Critics of November’s failed $50 million jail expansion measure said Kootenai County asked for too much.
They suggested the county pare down the proposal or do the project in phases with a price tag that wouldn’t be so shocking for tax-weary voters.
Instead of asking for less, the citizens committee formed to evaluate what went wrong in fall has come back with a proposal seeking $5 million more. County Jail Capt. Travis Chaney said the increase is due to rising construction costs.
“The needs of the facility require the $55 million,” said Chaney, who serves on the Citizen Jail Expansion Advisory Committee. “It all boils down to that.”
Chaney said the panel considered a lower amount but determined it wouldn’t have been enough to address overcrowding and other concerns.

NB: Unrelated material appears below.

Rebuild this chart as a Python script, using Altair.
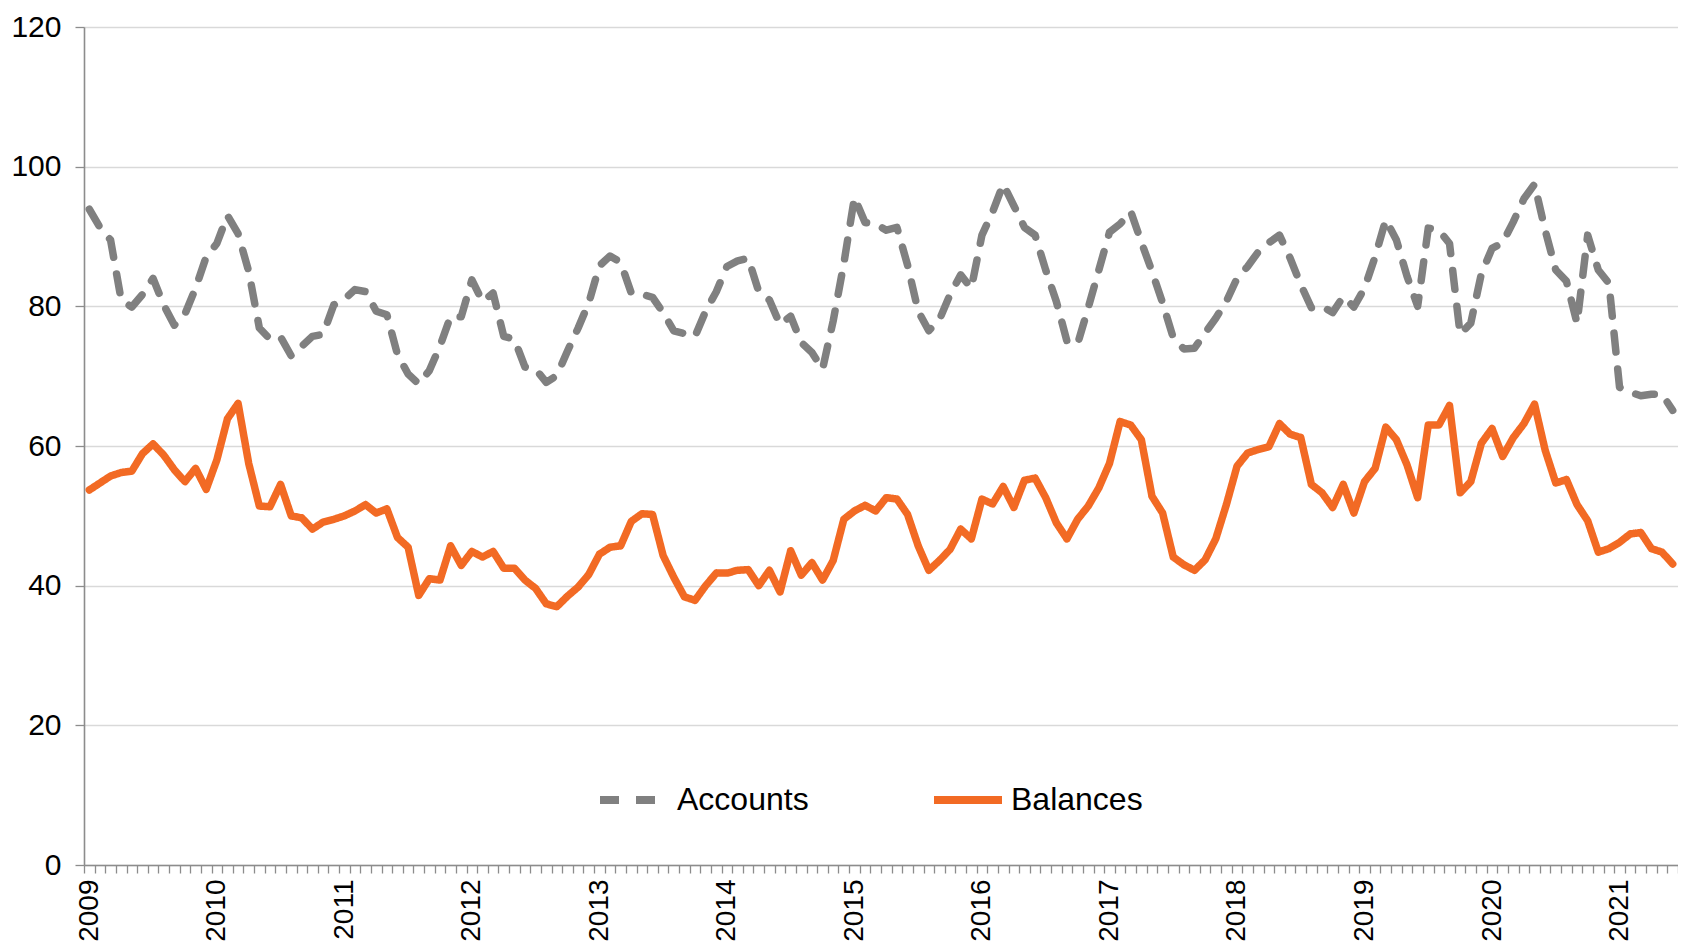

“It’s a public safety issue and a community issue,” Chaney said. “It comes with growth, and it comes with change. We’re seeing much harder inmates in this facility than we ever have before, to include gang members.”
Chaney said overcrowding at the jail poses a safety threat to the people who work there. As of this week, the county is housing 35 inmates at jails in other counties and out of state to alleviate overcrowding.
The county budgeted $1.1 million this year to cover the cost of housing inmates elsewhere. Chaney said that figure doesn’t include the cost of overtime and expenses associated with moving the inmates.The committee’s recommendation will be presented soon to Kootenai County commissioners, who will decide whether to put the measure on November’s ballot for the second time.
Commissioner Katie Brodie said Wednesday she doesn’t want to say what she thinks of the proposal until it comes before the commission. Commissioner Rick Currie said he hadn’t seen the committee report but heard about the proposed $55 million figure.
“It’s a lot of money, and I guess we need to decide what we feel voters of Kootenai County will accept,” he said. “I’ve got some research to do.”
Commissioner Gus Johnson didn’t return calls seeking comment Wednesday.
If the measure does go before voters again, the campaign would have to do a better job explaining the proposal, Brodie said. She doesn’t think voters understood that half of the local-option sales tax would go to property tax relief.
That sentiment was echoed in a report the committee discussed Wednesday. Robinson Research of Spokane surveyed 600 Kootenai County voters. Many said they thought the measure failed because “property taxes are too high already,” apparently unaware the jail expansion would have been funded through a local sales tax increase, not a property tax increase.
The report said the survey revealed “significant misperceptions” about how the expansion would be funded. The report also said Kootenai County voters are “extraordinarily hostile about taxes.”
“The biggest concern people have is with their property taxes,” said Linda Davis, co-chairwoman of the committee. “This happens to be the measure that gives them an infrastructure piece they need for safety and also gives property tax relief at the same time.”
Jail measure opponent Tom Macy, an Independent candidate for county commissioner in the November general election, said he didn’t think the chances were good that voters would approve the measure on the second try.
“I think they’re probably worse than last fall,” Macy said. “People have since gotten their property valuations.”
But Todd Tondee, the Republican nominee squaring off with Macy in November, said he thinks the committee’s proposal reflects the need of the community.
To pass the measure, Tondee said, the commission needs to hold community forums and work harder to educate people on why the jail expansion is needed and how it would be funded.
“I think it’s needed,” he said. “If anybody goes through and tours the jail, they would understand.”